*** PROVIDED DATA

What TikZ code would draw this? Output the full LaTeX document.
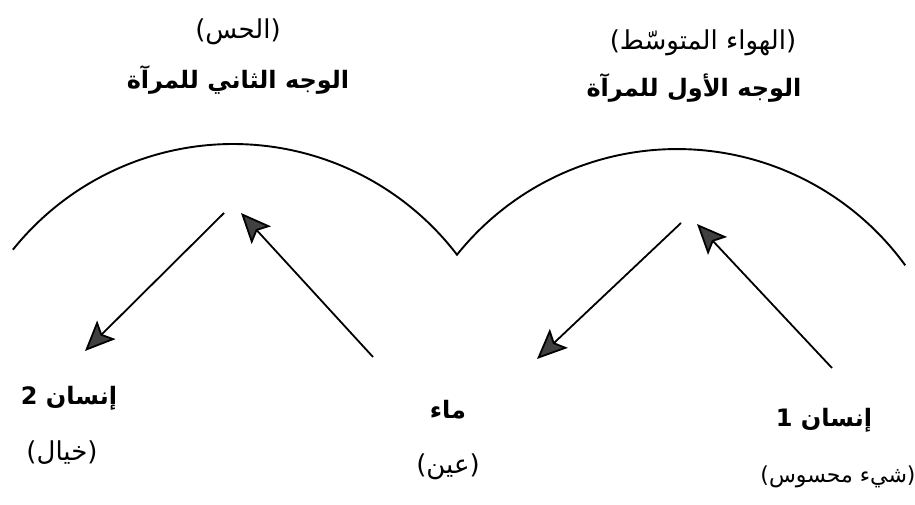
\documentclass[tikz,border=0pt]{standalone}
\usepackage{fontspec}
\usetikzlibrary{arrows.meta}
\TeXXeTstate=1
\newfontfamily\arabicfont[Script=Arabic]{DejaVu Sans}
\begin{document}
\begin{tikzpicture}[x=1pt,y=1pt,
  lbl/.style={inner sep=0pt, font=\arabicfont\fontsize{26}{30}\selectfont},
  lblsmall/.style={inner sep=0pt, font=\arabicfont\fontsize{22}{26}\selectfont},
  lblb/.style={inner sep=0pt, font=\arabicfont\bfseries\fontsize{24}{28}\selectfont},
  mirror/.style={line width=1.9pt},
  ray/.style={line width=1.8pt, -{Stealth[length=30pt,width=26pt,inset=6pt,fill=black!75]}}]
\useasboundingbox (0,0) rectangle (915,504);
% mirror surfaces
\coordinate (lstart) at (12.9,254.3);
\draw[mirror] (lstart) arc[start angle=141.3, end angle=37.4, radius=282]
  arc[start angle=141.3, end angle=36, radius=282];
% labels top
\node[lbl]  (hiss)  at (238,472) {\beginR(الحس)\endR};
\node[lblb] (face2) at (238,424) {\beginR الوجه الثاني للمرآة\endR};
\node[lbl]  (hawa)  at (703,461) {\beginR(الهواء المتوسّط)\endR};
\node[lblb] (face1) at (694,416) {\beginR الوجه الأول للمرآة\endR};
% labels bottom
\node[lblb] (ins2)  at (69,106) {\beginR إنسان 2\endR};
\node[lbl]  (khay)  at (62,51)  {\beginR(خيال)\endR};
\node[lblb] (maa)   at (448,94) {\beginR ماء\endR};
\node[lbl]  (ayn)   at (448,37) {\beginR(عين)\endR};
\node[lblb] (ins1)  at (824,84) {\beginR إنسان 1\endR};
\node[lblsmall] (shay) at (838,27) {\beginR(شيء محسوس)\endR};
% ray endpoints
\coordinate (a1s) at (224,291);
\coordinate (a1e) at (85,153);
\coordinate (a2s) at (373,147);
\coordinate (a2e) at (241,291);
\coordinate (a3s) at (681,281);
\coordinate (a3e) at (537,145);
\coordinate (a4s) at (832,136);
\coordinate (a4e) at (697,280);
\draw[ray] (a1s) -- (a1e);
\draw[ray] (a2s) -- (a2e);
\draw[ray] (a3s) -- (a3e);
\draw[ray] (a4s) -- (a4e);
\end{tikzpicture}
\end{document}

******

> _EXERCISE TASK_
Look through the data and gather every line with the string "draw" in it.

> _WRITTEN SOLUTION_
What TikZ code would draw this? Output the full LaTeX document.
\draw[mirror] (lstart) arc[start angle=141.3, end angle=37.4, radius=282]
\draw[ray] (a1s) -- (a1e);
\draw[ray] (a2s) -- (a2e);
\draw[ray] (a3s) -- (a3e);
\draw[ray] (a4s) -- (a4e);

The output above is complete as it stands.